Any dead heart muscle or blockage shows up on heart catheterization. Also an EKG will point to areas of damage.
A stroke from heart disease is caused when artery plaques lead to calcium buildup and blood clots. If the clot breaks loose and travels to your brain it can block the blood flow, killing brain cells.
Three out of four strokes are caused this way, and the severity depends on blood clot size and where it blocked the artery.
You can learn how to recognize all the kinds of diabetic heart disease. Start with heart failure.
All of its symptoms come from a weakened heart and slower blood flow.
Because fluid is not getting out of your lungs you feel breathless, and you may have a persistent cough and wheezing.
Your feet, ankles and legs swell from edema. Your kidneys do not work well because of the slower blood flow.
Your failing heart sends blood away from your muscles to your heart and brain, so you feel tired and fatigued all the time. Digestion slows down too, leading to nausea and lack of appetite.
Electrolytes like sodium and potassium go out of balance, causing memory loss and confusion.
Your heart rate is high, and you feel your heart race and throb because the heart muscle is weak.
A stroke can start as a blinding headache with nausea and vomiting, or it may knock you out. You may wake up in the hospital with paralysis, memory loss or some other form of brain damage.
A small stroke or TIA (transient ischemic attack) shows up as temporary confusion, loss of eyesight, or simply weakness for a few minutes.
The American Stroke Association uses this mnemonic to help you. It is FAST - Face drooping, Arm weakness, Speech difficulty, Time to call 911.
The number one symptom of a heart attack is crushing chest discomfort. But it can also cause pain in one or both arms, your back or neck, your jaws or even your stomach.
You may find it hard to breathe, you tire easily or you break into a cold sweat.
If it gets worse or it goes away and comes back, call 911 and go to the hospital.
But you also need to be aware of something called a silent heart attack. These happen to women more than men, and the symptoms can be missed.
People who have silent heart attacks often say they thought it was the flu. Most diabetic women do not feel the crushing pain of sudden heart attack.
Instead they may have shortness of breath, upper back band-like pressure, feeling dizzy and lightheaded, nausea and vomiting, and fainting.
What should you do if this happens to you? Pay attention to symptoms that are hard to pin down but linger, like tiring easily and getting out of breath too fast.
Silent heart attacks are twice as common as recognized heart attacks. So the best thing you can do is take an aspirin and call 911 or go to an emergency room.
The criteria? If you
need to take an aspirin for it, you need to go to the ER. Silent heart attacks are hard
to detect, so do not waste a moment worrying about being wrong.

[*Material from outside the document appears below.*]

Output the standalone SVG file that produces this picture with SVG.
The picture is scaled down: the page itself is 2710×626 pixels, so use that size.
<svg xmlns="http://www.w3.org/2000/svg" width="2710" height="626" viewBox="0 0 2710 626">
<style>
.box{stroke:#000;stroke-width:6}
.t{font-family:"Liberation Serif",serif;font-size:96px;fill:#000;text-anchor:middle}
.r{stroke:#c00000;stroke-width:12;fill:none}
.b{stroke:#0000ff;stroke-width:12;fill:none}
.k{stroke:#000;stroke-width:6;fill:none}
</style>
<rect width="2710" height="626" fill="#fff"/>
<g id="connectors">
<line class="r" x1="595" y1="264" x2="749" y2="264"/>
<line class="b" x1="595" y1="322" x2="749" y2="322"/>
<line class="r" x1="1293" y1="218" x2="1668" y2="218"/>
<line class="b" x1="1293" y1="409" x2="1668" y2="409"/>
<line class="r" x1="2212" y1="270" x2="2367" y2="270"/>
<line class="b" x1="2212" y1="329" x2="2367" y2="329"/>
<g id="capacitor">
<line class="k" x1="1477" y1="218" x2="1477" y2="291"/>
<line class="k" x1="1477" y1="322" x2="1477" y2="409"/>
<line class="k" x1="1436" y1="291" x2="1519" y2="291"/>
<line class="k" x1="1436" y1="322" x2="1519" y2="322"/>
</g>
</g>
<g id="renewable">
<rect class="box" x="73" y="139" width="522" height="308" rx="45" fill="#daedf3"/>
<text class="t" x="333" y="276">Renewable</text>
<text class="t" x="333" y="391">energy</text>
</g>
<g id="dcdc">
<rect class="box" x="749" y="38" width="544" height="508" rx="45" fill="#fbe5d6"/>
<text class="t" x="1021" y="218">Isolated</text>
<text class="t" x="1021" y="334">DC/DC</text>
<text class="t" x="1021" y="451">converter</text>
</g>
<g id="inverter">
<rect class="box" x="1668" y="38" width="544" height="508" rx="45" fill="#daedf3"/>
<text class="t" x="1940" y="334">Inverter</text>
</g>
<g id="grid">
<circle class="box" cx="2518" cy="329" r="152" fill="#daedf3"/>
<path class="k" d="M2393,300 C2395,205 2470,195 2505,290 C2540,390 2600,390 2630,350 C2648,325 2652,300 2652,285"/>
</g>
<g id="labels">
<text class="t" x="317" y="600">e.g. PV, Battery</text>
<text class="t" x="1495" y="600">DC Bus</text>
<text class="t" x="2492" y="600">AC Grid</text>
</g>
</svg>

The only way to find out is to go to the ER, get blood tests and EKG, and rule it out.
Diabetic heart disease will kill six out of ten adults with diabetes. Take the symptoms seriously.
The American Heart Association says that type 2 diabetes is one of the six major controllable risk factors for heart disease.

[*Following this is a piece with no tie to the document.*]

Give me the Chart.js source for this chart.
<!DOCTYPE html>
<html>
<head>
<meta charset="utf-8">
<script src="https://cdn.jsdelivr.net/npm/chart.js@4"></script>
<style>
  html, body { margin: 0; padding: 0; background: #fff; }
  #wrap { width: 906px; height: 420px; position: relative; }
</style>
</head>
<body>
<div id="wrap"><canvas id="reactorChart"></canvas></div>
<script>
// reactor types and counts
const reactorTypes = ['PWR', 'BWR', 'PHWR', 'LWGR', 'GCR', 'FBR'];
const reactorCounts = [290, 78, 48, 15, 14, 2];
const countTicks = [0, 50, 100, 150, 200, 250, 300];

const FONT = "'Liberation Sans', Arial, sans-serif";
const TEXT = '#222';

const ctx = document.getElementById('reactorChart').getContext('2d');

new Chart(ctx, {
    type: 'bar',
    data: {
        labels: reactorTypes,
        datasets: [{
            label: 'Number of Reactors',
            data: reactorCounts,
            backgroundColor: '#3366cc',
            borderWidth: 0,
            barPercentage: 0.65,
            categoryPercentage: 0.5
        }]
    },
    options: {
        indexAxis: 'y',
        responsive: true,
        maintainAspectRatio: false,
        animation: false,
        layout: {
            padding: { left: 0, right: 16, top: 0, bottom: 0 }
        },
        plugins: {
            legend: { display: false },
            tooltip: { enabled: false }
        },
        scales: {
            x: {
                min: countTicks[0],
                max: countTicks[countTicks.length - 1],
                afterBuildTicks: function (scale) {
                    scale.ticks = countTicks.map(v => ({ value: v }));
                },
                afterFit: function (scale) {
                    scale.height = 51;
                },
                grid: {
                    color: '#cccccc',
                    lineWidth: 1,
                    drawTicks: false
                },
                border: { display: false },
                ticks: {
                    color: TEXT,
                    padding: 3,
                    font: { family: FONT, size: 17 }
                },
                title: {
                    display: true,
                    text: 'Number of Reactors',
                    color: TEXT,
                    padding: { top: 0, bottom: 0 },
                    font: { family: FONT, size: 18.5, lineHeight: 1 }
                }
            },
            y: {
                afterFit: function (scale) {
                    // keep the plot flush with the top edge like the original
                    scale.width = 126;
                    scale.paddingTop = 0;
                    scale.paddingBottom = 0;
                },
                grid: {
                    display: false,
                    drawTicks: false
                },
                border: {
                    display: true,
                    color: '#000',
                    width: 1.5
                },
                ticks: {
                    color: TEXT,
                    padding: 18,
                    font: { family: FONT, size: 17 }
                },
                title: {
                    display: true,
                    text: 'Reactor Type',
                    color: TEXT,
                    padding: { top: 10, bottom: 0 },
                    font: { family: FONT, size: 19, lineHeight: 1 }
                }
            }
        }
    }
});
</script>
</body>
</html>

These six risk factors can be treated and reversed: high blood pressure, high triglycerides and cholesterol, obesity, lack of physical activity, poorly controlled blood sugar and smoking.
Chronic inflammation is probably the underlying cause of both type 2 diabetes and diabetic heart disease, so do the things that lower inflammation.
If you smoke, quit. Those who do this lower their risk for diabetic heart disease by half in just one year.Do not eat foods like AGEs and SoFAS (high sugar and bad fats) that worsen diabetes and other inflammatory diseases.
Take care of yourself. Make regular doctor’s appointments to get blood tests and checkups.
Exercise for at least 30 minutes a day. This will delay and even prevent diabetic heart disease. It also reduces insulin resistance, the root of type 2 diabetes.
The beauty of exercise and eating healthy is that those two things will treat and reverse all six of the controllable risk factors for diabetic heart disease.
Benjamin Franklin said it best. “An ounce of prevention is worth a pound of cure.”